Venus In Furs is the track that first got me. I had never, ever heard anything like it before. The droning, the sonic overload, the sheer density of the song. And then there were the strange atonally voiced lyrics. I have a fantasy list of songs I wish I could hear again for the first time, that feeling of being totally amazed and dumbfounded by a new audio experience—Venus In Furs is at the top of that list.

The second track on the album that cemented my view of Lou being a songwriting genius, (and that is not a term I use lightly), which juxtaposed Venus In Furs completely, was Pale Blue Eyes. I lost count of the amount of times I played it over and over after that first hearing.
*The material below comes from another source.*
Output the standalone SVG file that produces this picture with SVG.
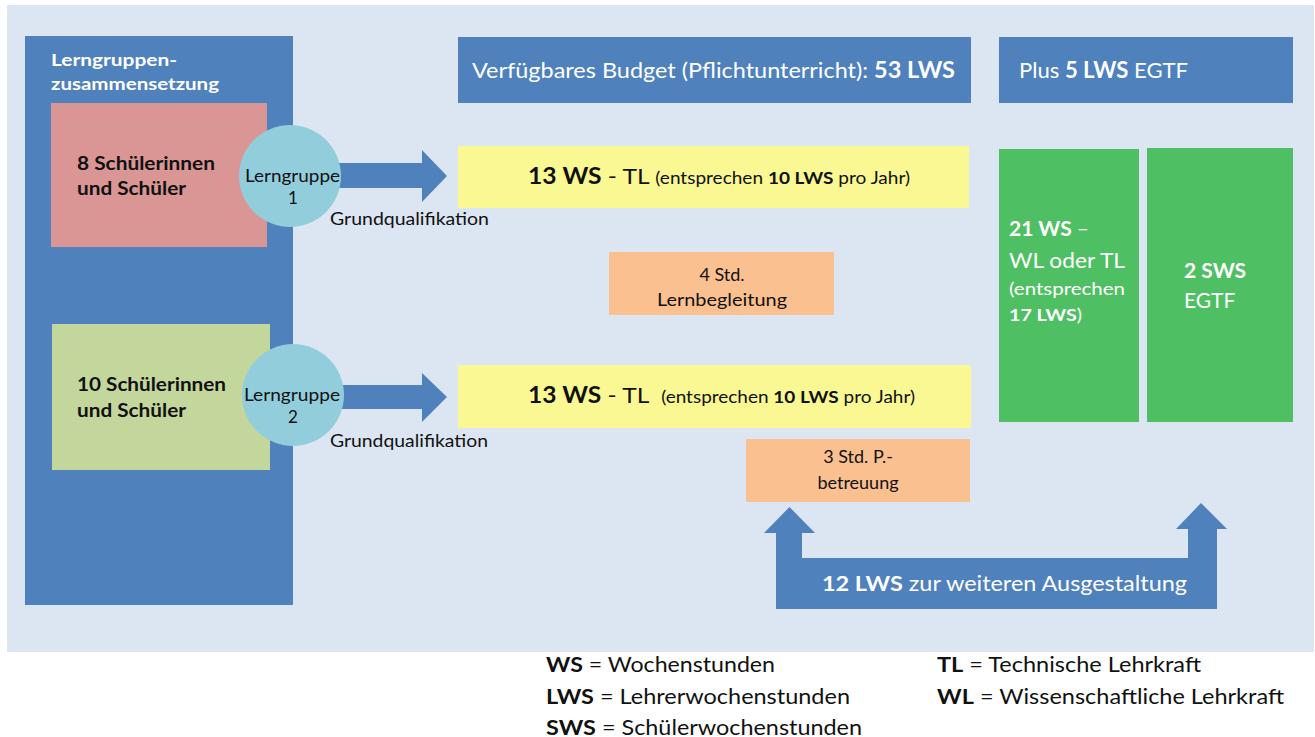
<svg xmlns="http://www.w3.org/2000/svg" width="1315" height="737" viewBox="0 0 1315 737">
<style>
text{font-family:Lato,"Liberation Sans",sans-serif;}
.w{fill:#ffffff;}
.k{fill:#111111;}
.b{font-weight:bold;}
.blue{fill:#4F81BD;}
.arrow{fill:#4F81BD;}
</style>
<rect x="0" y="0" width="1315" height="737" fill="#ffffff"/>
<rect id="panel" x="7" y="5" width="1307" height="647" fill="#DCE6F2"/>

<g id="lerngruppen">
<rect x="25" y="36" width="268" height="569" class="blue"/>
<text class="w b" font-size="17" x="51" y="66" textLength="126" lengthAdjust="spacingAndGlyphs">Lerngruppen-</text>
<text class="w b" font-size="17" x="51" y="90" textLength="168" lengthAdjust="spacingAndGlyphs">zusammensetzung</text>
</g>

<g id="gruppe1">
<rect x="51" y="103" width="216" height="144" fill="#D99694"/>
<text class="k b" font-size="18" x="77" y="170" textLength="138" lengthAdjust="spacingAndGlyphs">8 Schülerinnen</text>
<text class="k b" font-size="18" x="77" y="195" textLength="109" lengthAdjust="spacingAndGlyphs">und Schüler</text>
</g>

<g id="gruppe2">
<rect x="52" y="324" width="218" height="146" fill="#C3D69B"/>
<text class="k b" font-size="18" x="77" y="391" textLength="149" lengthAdjust="spacingAndGlyphs">10 Schülerinnen</text>
<text class="k b" font-size="18" x="77" y="417" textLength="109" lengthAdjust="spacingAndGlyphs">und Schüler</text>
</g>

<g id="connectors">
<polygon class="arrow" points="336,163 422,163 422,150 447,176 422,202 422,188 336,188"/>
<polygon class="arrow" points="338,385 422,385 422,373 447,397 422,422 422,409 338,409"/>
<polygon class="arrow" points="776,609 1217,609 1217,529 1227,529 1201,503 1176,529 1188,529 1188,558 802,558 802,533 815,533 789.5,507 764,533 776,533"/>
<text class="k" font-size="17" x="330" y="225" textLength="159" lengthAdjust="spacingAndGlyphs">Grundqualifikation</text>
<text class="k" font-size="17" x="330" y="447" textLength="158" lengthAdjust="spacingAndGlyphs">Grundqualifikation</text>
<text class="w" font-size="21" x="822" y="591" textLength="365" lengthAdjust="spacingAndGlyphs"><tspan class="b">12 LWS</tspan> zur weiteren Ausgestaltung</text>
</g>

<g id="lerngruppe1">
<circle cx="290" cy="176" r="51" fill="#92CDDC"/>
<text class="k" font-size="17" x="245" y="182" textLength="95" lengthAdjust="spacingAndGlyphs">Lerngruppe</text>
<text class="k" font-size="17" x="293" y="204" text-anchor="middle">1</text>
</g>

<g id="lerngruppe2">
<circle cx="293" cy="395" r="51" fill="#92CDDC"/>
<text class="k" font-size="17" x="244" y="401" textLength="96" lengthAdjust="spacingAndGlyphs">Lerngruppe</text>
<text class="k" font-size="17" x="293" y="423" text-anchor="middle">2</text>
</g>

<g id="budget">
<rect x="458" y="37" width="513" height="66" class="blue"/>
<text class="w" font-size="22" x="472" y="78" textLength="483" lengthAdjust="spacingAndGlyphs">Verfügbares Budget (Pflichtunterricht): <tspan class="b">53 LWS</tspan></text>
</g>

<g id="plus">
<rect x="999" y="37" width="294" height="66" class="blue"/>
<text class="w" font-size="22" x="1019" y="78" textLength="169" lengthAdjust="spacingAndGlyphs">Plus <tspan class="b">5 LWS</tspan> EGTF</text>
</g>

<g id="tl1">
<rect x="458" y="146" width="511" height="62" fill="#FAF892"/>
<text class="k" font-size="22" x="528" y="184" textLength="382" lengthAdjust="spacingAndGlyphs"><tspan class="b">13 WS</tspan> - TL <tspan font-size="17">(entsprechen </tspan><tspan font-size="17" class="b">10 LWS</tspan><tspan font-size="17"> pro Jahr)</tspan></text>
</g>

<g id="lernbegleitung">
<rect x="609" y="252" width="225" height="63" fill="#FAC090"/>
<text class="k" font-size="18" x="722" y="281" text-anchor="middle">4 Std.</text>
<text class="k" font-size="18" x="722" y="306" text-anchor="middle" textLength="130" lengthAdjust="spacingAndGlyphs">Lernbegleitung</text>
</g>

<g id="tl2">
<rect x="458" y="365" width="513" height="63" fill="#FAF892"/>
<text class="k" font-size="22" x="528" y="403" textLength="387" lengthAdjust="spacingAndGlyphs" xml:space="preserve"><tspan class="b">13 WS</tspan> - TL  <tspan font-size="17">(entsprechen </tspan><tspan font-size="17" class="b">10 LWS</tspan><tspan font-size="17"> pro Jahr)</tspan></text>
</g>

<g id="betreuung">
<rect x="746" y="439" width="224" height="63" fill="#FAC090"/>
<text class="k" font-size="18" x="858" y="463" text-anchor="middle">3 Std. P.-</text>
<text class="k" font-size="18" x="858" y="489" text-anchor="middle">betreuung</text>
</g>

<g id="ws21">
<rect x="999" y="149" width="140" height="273" fill="#4FBF63"/>
<text class="w b" font-size="21" x="1009" y="236">21 WS <tspan font-weight="normal">–</tspan></text>
<text class="w" font-size="21" x="1009" y="268" textLength="116" lengthAdjust="spacingAndGlyphs">WL oder TL</text>
<text class="w" font-size="17" x="1009" y="295" textLength="116" lengthAdjust="spacingAndGlyphs">(entsprechen</text>
<text class="w" font-size="17" x="1009" y="321" textLength="73" lengthAdjust="spacingAndGlyphs"><tspan class="b">17 LWS</tspan>)</text>
</g>

<g id="sws2">
<rect x="1147" y="148" width="146" height="274" fill="#4FBF63"/>
<text class="w b" font-size="21" x="1184" y="278">2 SWS</text>
<text class="w" font-size="21" x="1184" y="308">EGTF</text>
</g>

<g id="legende">
<text class="k" font-size="21" x="546" y="672" textLength="229" lengthAdjust="spacingAndGlyphs"><tspan class="b">WS</tspan> = Wochenstunden</text>
<text class="k" font-size="21" x="546" y="704" textLength="304" lengthAdjust="spacingAndGlyphs"><tspan class="b">LWS</tspan> = Lehrerwochenstunden</text>
<text class="k" font-size="21" x="546" y="735" textLength="316" lengthAdjust="spacingAndGlyphs"><tspan class="b">SWS</tspan> = Schülerwochenstunden</text>
<text class="k" font-size="21" x="937" y="672" textLength="264" lengthAdjust="spacingAndGlyphs"><tspan class="b">TL</tspan> = Technische Lehrkraft</text>
<text class="k" font-size="21" x="937" y="704" textLength="347" lengthAdjust="spacingAndGlyphs"><tspan class="b">WL</tspan> = Wissenschaftliche Lehrkraft</text>
</g>
</svg>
Once heard, I immediately lifted the needle and put it back at the start of the track. I don’t think I’d ever heard a song before that almost ‘wasn’t there’. The lightness of touch, the minimalism, and the tenderness made it somehow rawer than the explosive and chaotic Venus In Furs. I then knew I would never ever be able to write and record a song as good as that, and for someone who was desperate to be in a band, that was an acceptance of failure before I’d even really started.

The middle

So I became a Lou Reed and Velvet Underground fan. I didn’t immediately buy everything, and there are still albums of his I don’t know. Spotify has proved the most useful tool to me in finding out what it is I want to buy and own and cherish; and what will take one listen to know that I don’t need to purchase that particular album. Most recently, and somewhat timely, I downloaded Magic and Loss, an album Lou wrote about death in 1992 that I hadn’t previously explored. I haven’t yet listened to it—it sitting in my iTunes library waiting to be dedicated some time to—and I sense it may take a while for me to pluck up the courage to do so.

Sunday evening

I’m not nostalgic, nor do I put celebrities on pedestals. I hate musician’s egos, (and in fact, many of the lyrics I’ve written over the years for different bands I’ve been in have lambasted such stupidity). And with Lou Reed, his best was past him—such a shame that the Metallica/Lulu project will be his dying record. But Lou Reed has followed me throughout my life and has influenced my opinions about what music can be more than any other artist. I don’t think any musician or lyricist has had a greater impact on my life, and so when I got the text from a friend on Sunday evening telling me the news he had died, I was floored. Not surprised, but speechless and tearful. Echoing my brother’s comments on Facebook as we swapped Lou Reed lyrics, I had to keep telling myself to ‘get a grip’ when tuning into Tom Robinson’s tribute on 6music while cooking dinner that evening. Thankfully it wasn’t played while I listened, but I don’t think I’m going to be able to listen to Pale Blue Eyes for some time.

In all the epitaphs that appeared online, and in all the lyrics being posted on Twitter, I searched for a suitable one to post myself. In Candy Says, Lou’s protagonist asks: “What do you think I’d see, if I could walk away from me?” That has always been a poignant lyric to me, and it was more so in that moment. And to try to answer your question Lou, I guess you now know what you see.